BRUNSWICK, Ga. - Prosecutors laid out their case against Ross Harris, the Georgia man charged with murder after his toddler son died in a hot SUV.
Prosecutors say the Cobb County father who intentionally left his son in a hot SUV to die wanted to escape his role as husband and father.
During opening statements prosecutor Chuck Boring told jurors this case is about death, deception and the double life that Ross Harris was leading.
Attorney Boring told the six women and six men from Glynn county that Harris communicated with 30 people while his son was dying in his SUV in the Home Depot tree house parking lot.
"Not only was he dealing with underage girls and teenage girls, but prostitutes," prosecutor Boring told the court.
The jury was seated Monday morning as the Ross Harris murder trial resumed in Brunswick.
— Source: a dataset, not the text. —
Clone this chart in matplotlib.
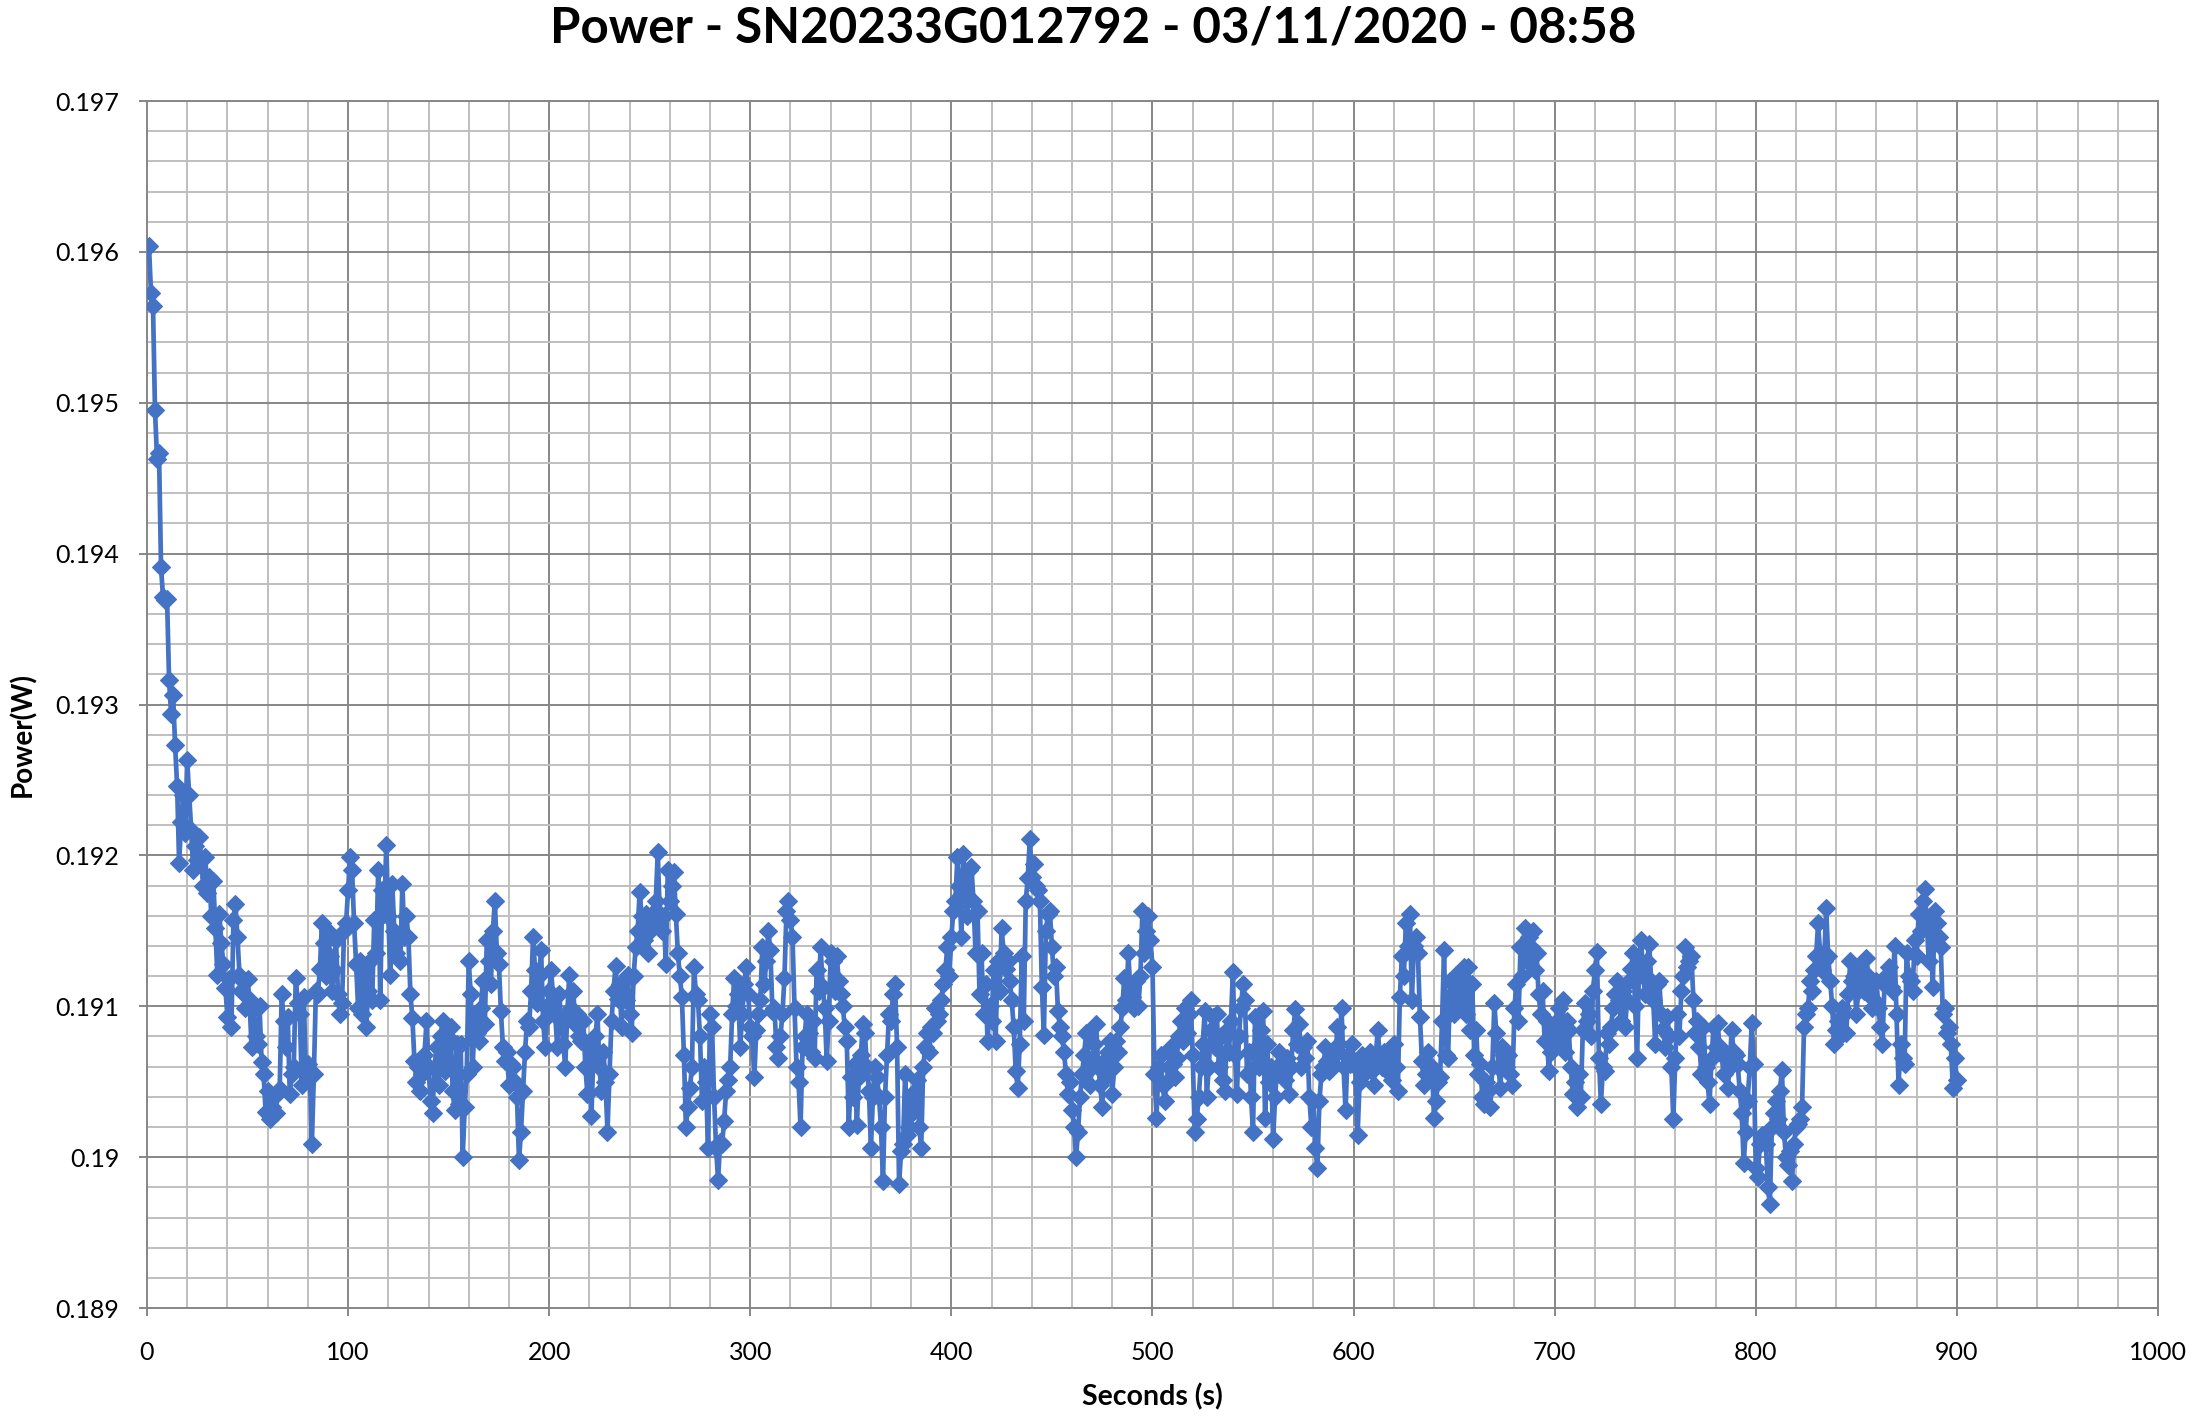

The silent selection process took about 37 minutes and was conducted by Judge Mary Staley Clark's clerk, Mr. Brian Phillips. The jury is made up of eight men and eight women, four of which are alternates.
Prior to opening statements Detective Ralph Escamillo of the Cobb County Police Department took the stand to describe the undercover sting operation that lead him to an escort who Harris had been contacting in May of 2014. The woman confirmed that she had met up with Harris multiple times that month. She continuously referred to Harris as being “fat and dumpy.” Despite the defense’s objections, Judge Mary Staley agreed that the escorts meeting with Escamillo will remain far game in the trial.
Harris, 35, of Cobb County, is charged with murder, accused of leaving his 22-month-old son, Cooper, in a hot car to die back in June 2014.
The case originally was supposed to go to trial in Cobb County in April of this year, but after three weeks of jury selection, the judge approved the defense's request to move the trial out of the county because of pretrial publicity, eventually settling on the coastal city of Brunswick.
Prosecutors believe Harris intentionally left his son to die at a time when Harris was unhappy in his marriage and looking for relationships with other women. Defense attorneys say the death was a tragic accident.
The defense will get its turn at opening statements Tuesday.